“Straight Out The Jungle” marked the beginning of the Native Tongues collective, which later featured popular artists such as De La Soul, A Tribe Called Quest and Black Sheep. With Afrika and Mike G as front men and Sammy B on the cuts, the trio crafted a debut that captures their dynamic effortlessly. With samples ranging from Break Beat staples like Jimmy Castor and Bill Withers to Sly & the Family Stone and Mandrill, the Jungle Brothers laid a template that everyone from De La to the Beastie Boys would duplicate; using a variety of Soul, Jazz, Funk, Rock breaks and anything that “worked” into the mix.
Standout tracks such as “On The Run” or “Black Is Black” (featuring Q Tip) are two great examples of the JB’s ability to mix the new sensibilities with a classic flair. “Because I Got It Like That” and “What’s Going On “are other key tracks, but it might be “Jimbrowski” that steals the show. “The idea for that came at the end of a studio session, with Mike, me, Red Alert and a woman Red was dating at the time," says the group’s Afrika Baby Bam. "Red was flirting with her and kept saying 'Jimbrowski' the whole night. Mike and I wrote the rhymes on the way back from the subway." Naming just a few tracks here, it should be clear that Straight Out The Jungle is an album you play from beginning to end, without ever having to skip even down to “Jimmy’s Bonus Beats”.

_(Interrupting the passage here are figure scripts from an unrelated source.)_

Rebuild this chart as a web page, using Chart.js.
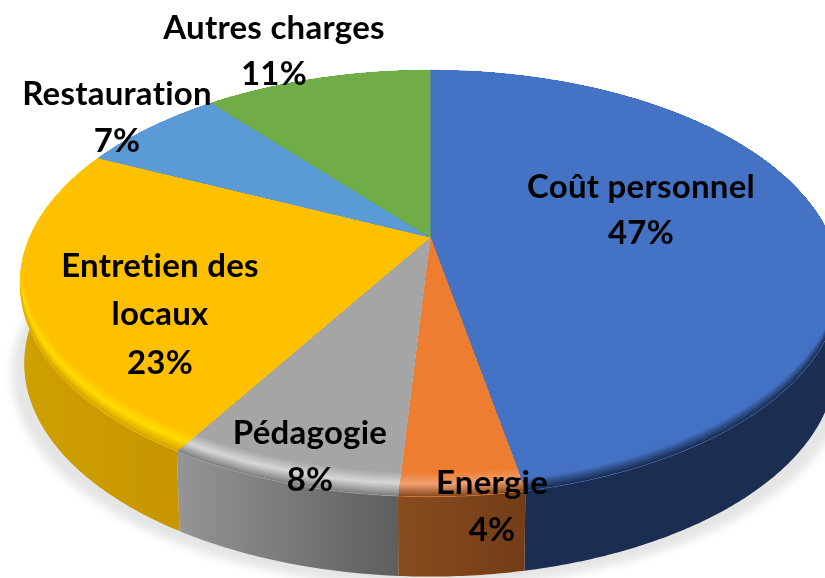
<!DOCTYPE html>
<html><head><meta charset="utf-8">
<style>html,body{margin:0;padding:0;background:#fff}canvas{display:block;filter:blur(0.6px)}</style>
<script src="https://cdn.jsdelivr.net/npm/chart.js@4"></script>
</head><body>
<div style="width:825px;height:578px"><canvas id="c" width="825" height="578"></canvas></div>
<script>
const categories = ["Coût personnel","Energie","Pédagogie","Entretien des locaux","Restauration","Autres charges"];
const shares = [47,4,7.6,23.4,7,11];
const topColors = ["#4472C4","#ED7D31","#A5A5A5","#FFC000","#5B9BD5","#70AD47"];
const wallLeft  = ["#1B2D50","#8A4C20","#959595","#CFA000","#2F5F8F","#44682C"];
const wallRight = ["#1B2D50","#723D17","#5E5E5E","#C79600","#2F5F8F","#44682C"];
const rimLight  = ["#4472C4","#F0A070","#D6D6D6","#FFDC00","#5B9BD5","#70AD47"];
const rimEdge   = ["#1B2D50","#8A4C20","#808080","#D8A400","#3F6F9F","#4F7A33"];
const labelLines = [["Coût personnel"],["Energie"],["Pédagogie"],["Entretien des","locaux"],["Restauration"],["Autres charges"]];
const labelAnchors = [[641,187],[492,483],[310,433],[160,266],[117,94],[274,28]];
const lineGaps = [46,47,47,48.5,47,46];

/* perspective view of the pie disc */
const view = {cx:430, cy:237, ax:400, ay:203, k:0.218, depth:80, bottomScale:0.99, bevel:24};
function project(angle, r, dy, sx){
  const X = r*Math.cos(angle), Y = r*Math.sin(angle), w = 1 - view.k*Y;
  return [view.cx + (sx||1)*view.ax*X/w, view.cy + view.ay*Y/w + (dy||0)];
}
function trace(ctx, a0, a1, dy, sx, first){
  const n = Math.max(2, Math.ceil(Math.abs(a1-a0)/0.01));
  for(let i=0;i<=n;i++){
    const p = project(a0+(a1-a0)*i/n, 1, dy, sx);
    if(i===0 && first) ctx.moveTo(p[0],p[1]); else ctx.lineTo(p[0],p[1]);
  }
}
function mix(c1,c2,t){
  const h=c=>[1,3,5].map(i=>parseInt(c.substr(i,2),16));
  const a=h(c1),b=h(c2);
  return "rgb("+a.map((v,i)=>Math.round(v+(b[i]-v)*t)).join(",")+")";
}
const pie3d = {
  id:"pie3d",
  beforeDatasetsDraw(chart){
    const ctx = chart.ctx, arcs = chart.getDatasetMeta(0).data, TAU = Math.PI*2;
    /* ground shadow */
    ctx.save();
    ctx.fillStyle="rgba(0,0,0,0.10)"; ctx.filter="blur(4px)"; ctx.beginPath();
    trace(ctx,0,TAU,view.depth+10,1.02,true); ctx.closePath(); ctx.fill();
    ctx.restore();
    /* side walls */
    arcs.forEach((arc,i)=>{
      const a0=arc.startAngle, a1=arc.endAngle;
      const xs=[]; for(let t=0;t<=20;t++) xs.push(project(a0+(a1-a0)*t/20,1)[0]);
      const g=ctx.createLinearGradient(Math.min(...xs),0,Math.max(...xs),0);
      g.addColorStop(0,wallLeft[i]); g.addColorStop(1,wallRight[i]);
      ctx.fillStyle=g; ctx.beginPath();
      trace(ctx,a0,a1,0,1,true); trace(ctx,a1,a0,view.depth,view.bottomScale,false);
      ctx.closePath(); ctx.fill();
    });
    /* top faces with bevel */
    arcs.forEach((arc,i)=>{
      const a0=arc.startAngle, a1=arc.endAngle, base=arc.options.backgroundColor;
      const wedge=()=>{ctx.beginPath();ctx.moveTo(view.cx,view.cy);trace(ctx,a0,a1,0,1,false);ctx.closePath();};
      ctx.save();
      wedge(); ctx.fillStyle=base; ctx.fill();
      ctx.strokeStyle=base; ctx.lineWidth=0.8; ctx.stroke();
      wedge(); ctx.clip();
      for(let d=0;d<=view.bevel;d++){
        const t=d/view.bevel;
        ctx.fillStyle = t<0.5 ? mix(rimEdge[i],rimLight[i],t/0.5) : mix(rimLight[i],base,(t-0.5)/0.5);
        ctx.beginPath(); trace(ctx,0,TAU,-d,1,true); ctx.closePath(); ctx.fill();
      }
      ctx.restore();
    });
    /* labels */
    ctx.fillStyle="#000"; ctx.textAlign="center"; ctx.textBaseline="middle";
    ctx.font="700 33px Lato"; ctx.letterSpacing="0.25px";
    arcs.forEach((arc,i)=>{
      const lines=labelLines[i].concat([Math.round(shares[i])+"%"]);
      lines.forEach((s,j)=>ctx.fillText(s,labelAnchors[i][0],labelAnchors[i][1]+j*lineGaps[i]));
    });
    return false;
  }
};
new Chart(document.getElementById("c"),{
  type:"pie",
  data:{labels:categories,datasets:[{data:shares,backgroundColor:topColors,borderWidth:0}]},
  options:{responsive:false,animation:false,plugins:{legend:{display:false},tooltip:{enabled:false}}},
  plugins:[pie3d]
});
</script></body></html>
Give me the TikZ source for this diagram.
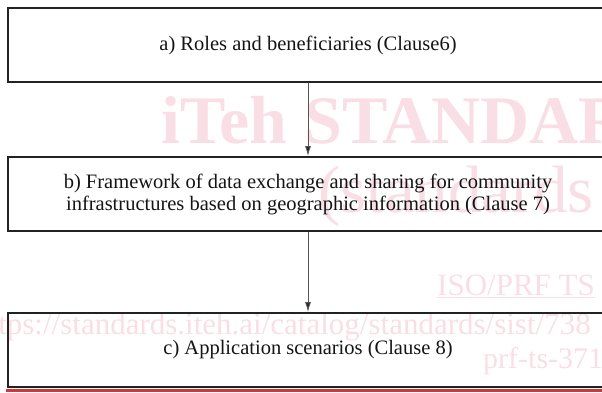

We can’t write this without mentioning the group’s groundbreaking collaboration with legendary house producer Todd Terry, “I’ll House You” which paved the way for numerous hip-house hybrids that shot up the dance and pop charts over the next few years and appeared to be a staple on every East Coast Rap Album from ‘88 until ’92 and had a major resurgence in the mid 2000’s up to today.